• [What is needed]:
Leave the pictures out, and retype all of the material exactly as written.

• [Source data]:
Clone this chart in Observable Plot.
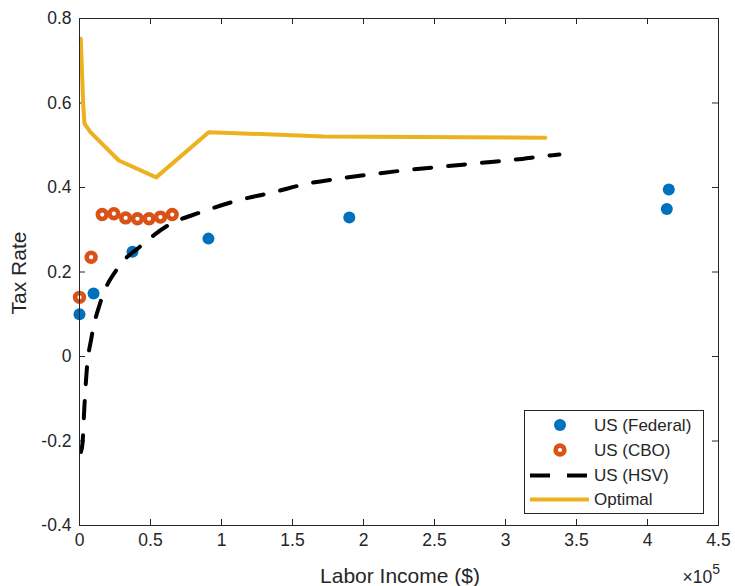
<!DOCTYPE html>
<html>
<head>
<meta charset="utf-8">
<script src="https://cdn.jsdelivr.net/npm/d3@7"></script>
<script src="https://cdn.jsdelivr.net/npm/@observablehq/plot@0.6"></script>
<style>
  html, body { margin: 0; padding: 0; background: #fff; }
  svg { font-family: "Liberation Sans", Arial, Helvetica, sans-serif; }
</style>
</head>
<body>
<div id="chart"></div>
<script>
// ---- Data ----
const federalIncome = [0, 9900, 37300, 90800, 190000, 413600, 415000];
const federalRate   = [0.100, 0.149, 0.248, 0.279, 0.329, 0.349, 0.395];

const cboIncome = [0, 8200, 16000, 24200, 32500, 40800, 49000, 57000, 65300];
const cboRate   = [0.140, 0.235, 0.336, 0.338, 0.328, 0.326, 0.326, 0.330, 0.336];

const hsvIncome = [1000, 2100, 3400, 5000, 8500, 14800, 27500, 42600, 62700, 85200, 111000, 136800, 160300, 182600, 207300, 232600, 257300, 282400, 307000, 331700, 338000];
const hsvRate   = [-0.226, -0.206, -0.122, -0.037, 0.046, 0.129, 0.212, 0.260, 0.311, 0.341, 0.369, 0.389, 0.409, 0.421, 0.432, 0.442, 0.450, 0.458, 0.466, 0.476, 0.478];

const optIncome = [900, 2600, 3500, 7700, 27700, 54000, 91000, 172000, 328000];
const optRate   = [0.752, 0.598, 0.551, 0.531, 0.464, 0.424, 0.531, 0.521, 0.518];

const xTicks = [0, 50000, 100000, 150000, 200000, 250000, 300000, 350000, 400000, 450000];
const yTicks = [-0.4, -0.2, 0, 0.2, 0.4, 0.6, 0.8];

const seriesNames = ["US (Federal)", "US (CBO)", "US (HSV)", "Optimal"];
const colors = {blue: "#0072BD", orange: "#D95319", yellow: "#EDB120", black: "#000000", axis: "#262626"};

const zip = (xs, ys) => xs.map((x, i) => ({x, y: ys[i]}));
const federal = zip(federalIncome, federalRate);
const cbo = zip(cboIncome, cboRate);
const hsv = zip(hsvIncome, hsvRate);
const opt = zip(optIncome, optRate);

// ---- Layout ----
const W = 735, H = 586;
const mt = 18, mr = 17, mb = 61, ml = 79;
const pw = W - ml - mr, ph = H - mt - mb;
const tickLen = 6;
const font = 17.5;

const svg = Plot.plot({
  width: W, height: H,
  marginTop: mt, marginRight: mr, marginBottom: mb, marginLeft: ml,
  style: {fontFamily: '"Liberation Sans", Arial, Helvetica, sans-serif', fontSize: font + "px", color: colors.axis, background: "#fff"},
  x: {domain: [0, 450000]},
  y: {domain: [-0.4, 0.8]},
  marks: [
    // inward ticks on all four sides
    Plot.tickX(xTicks, {x: d => d, insetTop: ph - tickLen, stroke: colors.axis, strokeWidth: 1}),
    Plot.tickX(xTicks, {x: d => d, insetBottom: ph - tickLen, stroke: colors.axis, strokeWidth: 1}),
    Plot.tickY(yTicks, {y: d => d, insetRight: pw - tickLen, stroke: colors.axis, strokeWidth: 1}),
    Plot.tickY(yTicks, {y: d => d, insetLeft: pw - tickLen, stroke: colors.axis, strokeWidth: 1}),
    Plot.axisX({ticks: xTicks, tickSize: 0, tickPadding: 8, tickFormat: d => String(d / 1e5), label: null, fontSize: font, fill: colors.axis}),
    Plot.axisY({ticks: yTicks, tickSize: 0, tickPadding: 8, tickFormat: d => d === 0 ? "0" : d.toFixed(1).replace("\u2212", "-"), label: null, fontSize: font, fill: colors.axis}),
    // data
    Plot.dot(federal, {x: "x", y: "y", r: 6, fill: colors.blue, stroke: "none"}),
    Plot.dot(cbo, {x: "x", y: "y", r: 4.4, fill: "none", stroke: colors.orange, strokeWidth: 4.6}),
    Plot.line(hsv, {x: "x", y: "y", stroke: colors.black, strokeWidth: 4, strokeDasharray: "17,17", curve: "monotone-x"}),
    Plot.line(opt, {x: "x", y: "y", stroke: colors.yellow, strokeWidth: 4}),
    Plot.frame({stroke: colors.axis, strokeWidth: 1})
  ]
});

const s = d3.select(svg);
// axis labels
s.append("text").attr("x", 400).attr("y", 583).attr("text-anchor", "middle")
  .attr("font-size", 21).attr("fill", colors.axis).text("Labor Income ($)");
s.append("text").attr("transform", `translate(26,273) rotate(-90)`).attr("text-anchor", "middle")
  .attr("font-size", 21).attr("fill", colors.axis).text("Tax Rate");
// exponent
const ex = s.append("text").attr("x", 720).attr("y", 583).attr("text-anchor", "end")
  .attr("font-size", font).attr("fill", colors.axis);
ex.append("tspan").text("\u00d710");
ex.append("tspan").attr("dy", -9).attr("font-size", font * 0.8).text("5");

// legend
const lg = s.append("g");
lg.append("rect").attr("x", 524.5).attr("y", 410.5).attr("width", 179).attr("height", 103)
  .attr("fill", "#fff").attr("stroke", colors.axis).attr("stroke-width", 1);
const rows = [425, 450, 475.5, 499.5];
const lx1 = 530, lx2 = 589, mx = 560, tx = 594;
lg.append("circle").attr("cx", mx).attr("cy", rows[0]).attr("r", 6).attr("fill", colors.blue);
lg.append("circle").attr("cx", mx).attr("cy", rows[1]).attr("r", 4.4).attr("fill", "none").attr("stroke", colors.orange).attr("stroke-width", 4.6);
lg.append("line").attr("x1", lx1).attr("x2", lx2).attr("y1", rows[2]).attr("y2", rows[2])
  .attr("stroke", colors.black).attr("stroke-width", 4).attr("stroke-dasharray", "20,17");
lg.append("line").attr("x1", lx1).attr("x2", lx2).attr("y1", rows[3]).attr("y2", rows[3])
  .attr("stroke", colors.yellow).attr("stroke-width", 4);
seriesNames.forEach((n, i) => {
  lg.append("text").attr("x", tx).attr("y", rows[i]).attr("dy", "0.35em").attr("text-anchor", "start")
    .attr("font-size", 17).attr("fill", colors.axis).text(n);
});

document.getElementById("chart").appendChild(svg);
</script>
</body>
</html>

• [Finished task]:
Clone this chart in Observable Plot.
<!DOCTYPE html>
<html>
<head>
<meta charset="utf-8">
<script src="https://cdn.jsdelivr.net/npm/d3@7"></script>
<script src="https://cdn.jsdelivr.net/npm/@observablehq/plot@0.6"></script>
<style>
  html, body { margin: 0; padding: 0; background: #fff; }
  svg { font-family: "Liberation Sans", Arial, Helvetica, sans-serif; }
</style>
</head>
<body>
<div id="chart"></div>
<script>
// ---- Data ----
const federalIncome = [0, 9900, 37300, 90800, 190000, 413600, 415000];
const federalRate   = [0.100, 0.149, 0.248, 0.279, 0.329, 0.349, 0.395];

const cboIncome = [0, 8200, 16000, 24200, 32500, 40800, 49000, 57000, 65300];
const cboRate   = [0.140, 0.235, 0.336, 0.338, 0.328, 0.326, 0.326, 0.330, 0.336];

const hsvIncome = [1000, 2100, 3400, 5000, 8500, 14800, 27500, 42600, 62700, 85200, 111000, 136800, 160300, 182600, 207300, 232600, 257300, 282400, 307000, 331700, 338000];
const hsvRate   = [-0.226, -0.206, -0.122, -0.037, 0.046, 0.129, 0.212, 0.260, 0.311, 0.341, 0.369, 0.389, 0.409, 0.421, 0.432, 0.442, 0.450, 0.458, 0.466, 0.476, 0.478];

const optIncome = [900, 2600, 3500, 7700, 27700, 54000, 91000, 172000, 328000];
const optRate   = [0.752, 0.598, 0.551, 0.531, 0.464, 0.424, 0.531, 0.521, 0.518];

const xTicks = [0, 50000, 100000, 150000, 200000, 250000, 300000, 350000, 400000, 450000];
const yTicks = [-0.4, -0.2, 0, 0.2, 0.4, 0.6, 0.8];

const seriesNames = ["US (Federal)", "US (CBO)", "US (HSV)", "Optimal"];
const colors = {blue: "#0072BD", orange: "#D95319", yellow: "#EDB120", black: "#000000", axis: "#262626"};

const zip = (xs, ys) => xs.map((x, i) => ({x, y: ys[i]}));
const federal = zip(federalIncome, federalRate);
const cbo = zip(cboIncome, cboRate);
const hsv = zip(hsvIncome, hsvRate);
const opt = zip(optIncome, optRate);

// ---- Layout ----
const W = 735, H = 586;
const mt = 18, mr = 17, mb = 61, ml = 79;
const pw = W - ml - mr, ph = H - mt - mb;
const tickLen = 6;
const font = 17.5;

const svg = Plot.plot({
  width: W, height: H,
  marginTop: mt, marginRight: mr, marginBottom: mb, marginLeft: ml,
  style: {fontFamily: '"Liberation Sans", Arial, Helvetica, sans-serif', fontSize: font + "px", color: colors.axis, background: "#fff"},
  x: {domain: [0, 450000]},
  y: {domain: [-0.4, 0.8]},
  marks: [
    // inward ticks on all four sides
    Plot.tickX(xTicks, {x: d => d, insetTop: ph - tickLen, stroke: colors.axis, strokeWidth: 1}),
    Plot.tickX(xTicks, {x: d => d, insetBottom: ph - tickLen, stroke: colors.axis, strokeWidth: 1}),
    Plot.tickY(yTicks, {y: d => d, insetRight: pw - tickLen, stroke: colors.axis, strokeWidth: 1}),
    Plot.tickY(yTicks, {y: d => d, insetLeft: pw - tickLen, stroke: colors.axis, strokeWidth: 1}),
    Plot.axisX({ticks: xTicks, tickSize: 0, tickPadding: 8, tickFormat: d => String(d / 1e5), label: null, fontSize: font, fill: colors.axis}),
    Plot.axisY({ticks: yTicks, tickSize: 0, tickPadding: 8, tickFormat: d => d === 0 ? "0" : d.toFixed(1).replace("\u2212", "-"), label: null, fontSize: font, fill: colors.axis}),
    // data
    Plot.dot(federal, {x: "x", y: "y", r: 6, fill: colors.blue, stroke: "none"}),
    Plot.dot(cbo, {x: "x", y: "y", r: 4.4, fill: "none", stroke: colors.orange, strokeWidth: 4.6}),
    Plot.line(hsv, {x: "x", y: "y", stroke: colors.black, strokeWidth: 4, strokeDasharray: "17,17", curve: "monotone-x"}),
    Plot.line(opt, {x: "x", y: "y", stroke: colors.yellow, strokeWidth: 4}),
    Plot.frame({stroke: colors.axis, strokeWidth: 1})
  ]
});

const s = d3.select(svg);
// axis labels
s.append("text").attr("x", 400).attr("y", 583).attr("text-anchor", "middle")
  .attr("font-size", 21).attr("fill", colors.axis).text("Labor Income ($)");
s.append("text").attr("transform", `translate(26,273) rotate(-90)`).attr("text-anchor", "middle")
  .attr("font-size", 21).attr("fill", colors.axis).text("Tax Rate");
// exponent
const ex = s.append("text").attr("x", 720).attr("y", 583).attr("text-anchor", "end")
  .attr("font-size", font).attr("fill", colors.axis);
ex.append("tspan").text("\u00d710");
ex.append("tspan").attr("dy", -9).attr("font-size", font * 0.8).text("5");

// legend
const lg = s.append("g");
lg.append("rect").attr("x", 524.5).attr("y", 410.5).attr("width", 179).attr("height", 103)
  .attr("fill", "#fff").attr("stroke", colors.axis).attr("stroke-width", 1);
const rows = [425, 450, 475.5, 499.5];
const lx1 = 530, lx2 = 589, mx = 560, tx = 594;
lg.append("circle").attr("cx", mx).attr("cy", rows[0]).attr("r", 6).attr("fill", colors.blue);
lg.append("circle").attr("cx", mx).attr("cy", rows[1]).attr("r", 4.4).attr("fill", "none").attr("stroke", colors.orange).attr("stroke-width", 4.6);
lg.append("line").attr("x1", lx1).attr("x2", lx2).attr("y1", rows[2]).attr("y2", rows[2])
  .attr("stroke", colors.black).attr("stroke-width", 4).attr("stroke-dasharray", "20,17");
lg.append("line").attr("x1", lx1).attr("x2", lx2).attr("y1", rows[3]).attr("y2", rows[3])
  .attr("stroke", colors.yellow).attr("stroke-width", 4);
seriesNames.forEach((n, i) => {
  lg.append("text").attr("x", tx).attr("y", rows[i]).attr("dy", "0.35em").attr("text-anchor", "start")
    .attr("font-size", 17).attr("fill", colors.axis).text(n);
});

document.getElementById("chart").appendChild(svg);
</script>
</body>
</html>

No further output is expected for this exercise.